Perdeberg Cellar is situated at the foothills of the Paardeberg Mountain in Paarl. The hallmark of Perdeberg wines is their predominant use of unirrigated vineyards or dry land vines. Difficult growing conditions, dry land vines yield small berries with concentrated flavour and colour which in turn create superior wines. The winery’s history dates back to 1941, when a visionary wine farmer named Jan Rossouw suggested the area’s farmers begin producing their own wine. Perdeberg adopted its name from the scores of Cape Mountain zebras that once roamed the Paardeberg area, mistaken for wild horses by local inhabitants.

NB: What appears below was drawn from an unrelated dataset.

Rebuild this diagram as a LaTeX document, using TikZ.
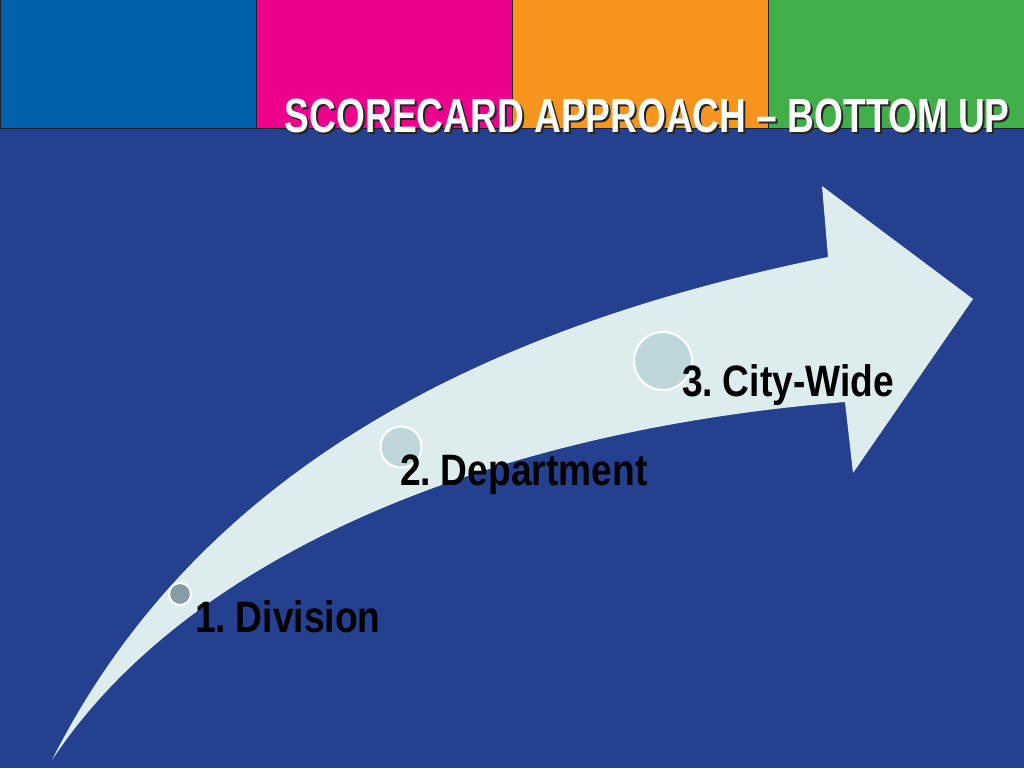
\documentclass[tikz,border=0pt]{standalone}
\usepackage{fontspec}
\newfontfamily\labelfont[FakeStretch=0.845,WordSpace=0.6]{Liberation Sans}
\newfontfamily\titlefont[FakeStretch=0.773]{Liberation Sans}
\definecolor{bgnavy}{RGB}{37,64,143}
\definecolor{boxblue}{RGB}{0,98,172}
\definecolor{boxmag}{RGB}{236,0,140}
\definecolor{boxorange}{RGB}{247,148,29}
\definecolor{boxgreen}{RGB}{64,174,73}
\definecolor{boxline}{RGB}{30,30,40}
\definecolor{arrowfill}{RGB}{221,237,238}
\definecolor{dotfill}{RGB}{189,215,219}
\definecolor{dotdark}{RGB}{136,156,163}
\tikzset{
  topbox/.style={draw=boxline, line width=1pt},
  dot/.style={circle, draw=white, line width=2pt, inner sep=0pt},
  steplabel/.style={anchor=base west, inner sep=0pt, text=black,
    font=\labelfont\bfseries\fontsize{44}{44}\selectfont},
  titletext/.style={anchor=base east, inner sep=0pt,
    font=\titlefont\bfseries\fontsize{48}{48}\selectfont}
}
\begin{document}
\begin{tikzpicture}[x=1pt,y=-1pt]
\useasboundingbox (0,0) rectangle (1024,768);
\fill[bgnavy] (0,0) rectangle (1024,768);
% top colour boxes
\draw[topbox, fill=boxblue] (0,0) rectangle (256,128);
\draw[topbox, fill=boxmag] (256,0) rectangle (512,128);
\draw[topbox, fill=boxorange] (512,0) rectangle (768,128);
\draw[topbox, fill=boxgreen] (768,0) rectangle (1024,128);
% title
\node[titletext, text=black!85] (titleshadow) at (1012,134) {SCORECARD APPROACH – BOTTOM UP};
\node[titletext, text=white] (title) at (1010,132) {SCORECARD APPROACH – BOTTOM UP};
% curved arrow
\fill[arrowfill] (52,760) .. controls (205,457) and (505,323) .. (828,257)
  -- (822,186) -- (973,299) -- (853,473) -- (845,402)
  .. controls (496,430) and (189.5,552.5) .. (52,760) -- cycle;
% milestone dots
\node[dot, fill=dotdark, minimum size=22pt] (d1) at (180,594) {};
\node[dot, fill=dotfill, minimum size=41pt] (d2) at (401,447) {};
\node[dot, fill=dotfill, minimum size=58pt] (d3) at (663,361) {};
% labels
\node[steplabel] (l1) at (195,632) {1. Division};
\node[steplabel] (l2) at (400,485) {2. Department};
\node[steplabel] (l3) at (682,396) {3. City-Wide};
\end{tikzpicture}
\end{document}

With a vineyard span of over 3000 hectares, mainly in the Paarl and Swartland regions, Perdeberg benefits from different microclimates and various soil types. The natural variation of weather, soil, drainage and altitude from vineyard to vineyard enables the production of a wide range of wines with. In the cellar, wines are created to reveal the best of what has been brought in from the vineyards. Intensive vineyard management, handpicking grapes in small crates, small presses and maturing in barrels help to achieve quality wines.

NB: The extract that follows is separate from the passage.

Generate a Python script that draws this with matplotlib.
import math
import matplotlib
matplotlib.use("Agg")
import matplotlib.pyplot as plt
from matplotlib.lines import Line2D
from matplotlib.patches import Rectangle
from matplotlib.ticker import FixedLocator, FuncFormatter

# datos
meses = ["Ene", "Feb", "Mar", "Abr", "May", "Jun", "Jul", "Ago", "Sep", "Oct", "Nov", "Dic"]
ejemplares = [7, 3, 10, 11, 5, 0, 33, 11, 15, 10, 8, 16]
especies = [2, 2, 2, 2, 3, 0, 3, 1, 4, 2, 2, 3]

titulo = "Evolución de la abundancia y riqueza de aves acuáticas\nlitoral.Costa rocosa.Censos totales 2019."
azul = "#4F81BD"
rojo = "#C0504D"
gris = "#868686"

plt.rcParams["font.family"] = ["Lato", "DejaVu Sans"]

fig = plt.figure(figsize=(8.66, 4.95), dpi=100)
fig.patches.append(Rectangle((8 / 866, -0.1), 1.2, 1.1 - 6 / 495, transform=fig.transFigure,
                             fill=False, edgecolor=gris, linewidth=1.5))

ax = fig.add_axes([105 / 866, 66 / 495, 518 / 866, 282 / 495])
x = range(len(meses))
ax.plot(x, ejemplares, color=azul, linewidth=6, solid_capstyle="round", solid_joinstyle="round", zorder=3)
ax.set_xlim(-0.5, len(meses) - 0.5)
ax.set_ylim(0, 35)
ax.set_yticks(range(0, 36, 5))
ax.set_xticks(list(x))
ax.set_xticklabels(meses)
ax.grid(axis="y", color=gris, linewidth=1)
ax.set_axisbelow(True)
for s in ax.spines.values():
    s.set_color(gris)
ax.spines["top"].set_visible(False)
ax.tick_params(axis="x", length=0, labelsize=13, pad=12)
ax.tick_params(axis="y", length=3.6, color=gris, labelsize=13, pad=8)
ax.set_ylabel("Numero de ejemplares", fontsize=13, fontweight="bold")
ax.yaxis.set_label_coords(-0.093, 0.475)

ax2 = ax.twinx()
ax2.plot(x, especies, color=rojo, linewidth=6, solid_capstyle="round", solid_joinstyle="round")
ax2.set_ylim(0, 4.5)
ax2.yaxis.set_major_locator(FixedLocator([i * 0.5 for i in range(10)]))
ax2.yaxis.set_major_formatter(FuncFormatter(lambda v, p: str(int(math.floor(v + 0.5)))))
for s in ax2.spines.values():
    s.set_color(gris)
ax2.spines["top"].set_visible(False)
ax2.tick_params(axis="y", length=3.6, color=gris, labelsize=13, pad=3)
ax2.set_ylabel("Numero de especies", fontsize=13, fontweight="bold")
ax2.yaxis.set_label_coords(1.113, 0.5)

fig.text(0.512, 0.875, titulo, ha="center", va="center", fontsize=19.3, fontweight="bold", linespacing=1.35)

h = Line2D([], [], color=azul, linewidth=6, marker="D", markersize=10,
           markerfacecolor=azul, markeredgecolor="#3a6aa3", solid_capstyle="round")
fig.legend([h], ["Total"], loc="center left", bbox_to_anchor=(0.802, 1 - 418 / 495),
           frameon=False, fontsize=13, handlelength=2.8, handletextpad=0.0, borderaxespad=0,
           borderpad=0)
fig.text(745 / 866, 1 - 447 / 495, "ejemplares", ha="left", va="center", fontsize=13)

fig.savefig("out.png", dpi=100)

For this natural sweet wine the grapes were destemmed and crushed on arrival in the cellar. Skin contact was given for 24 hours with regular pump over of the juice to extract maximum flavour from the berries. The wine was fermented in old 500 litre French oak barrels until the fermentation stopped naturally with the sugar and alcohol in perfect balance. The wine was aged for a further six months before bottling.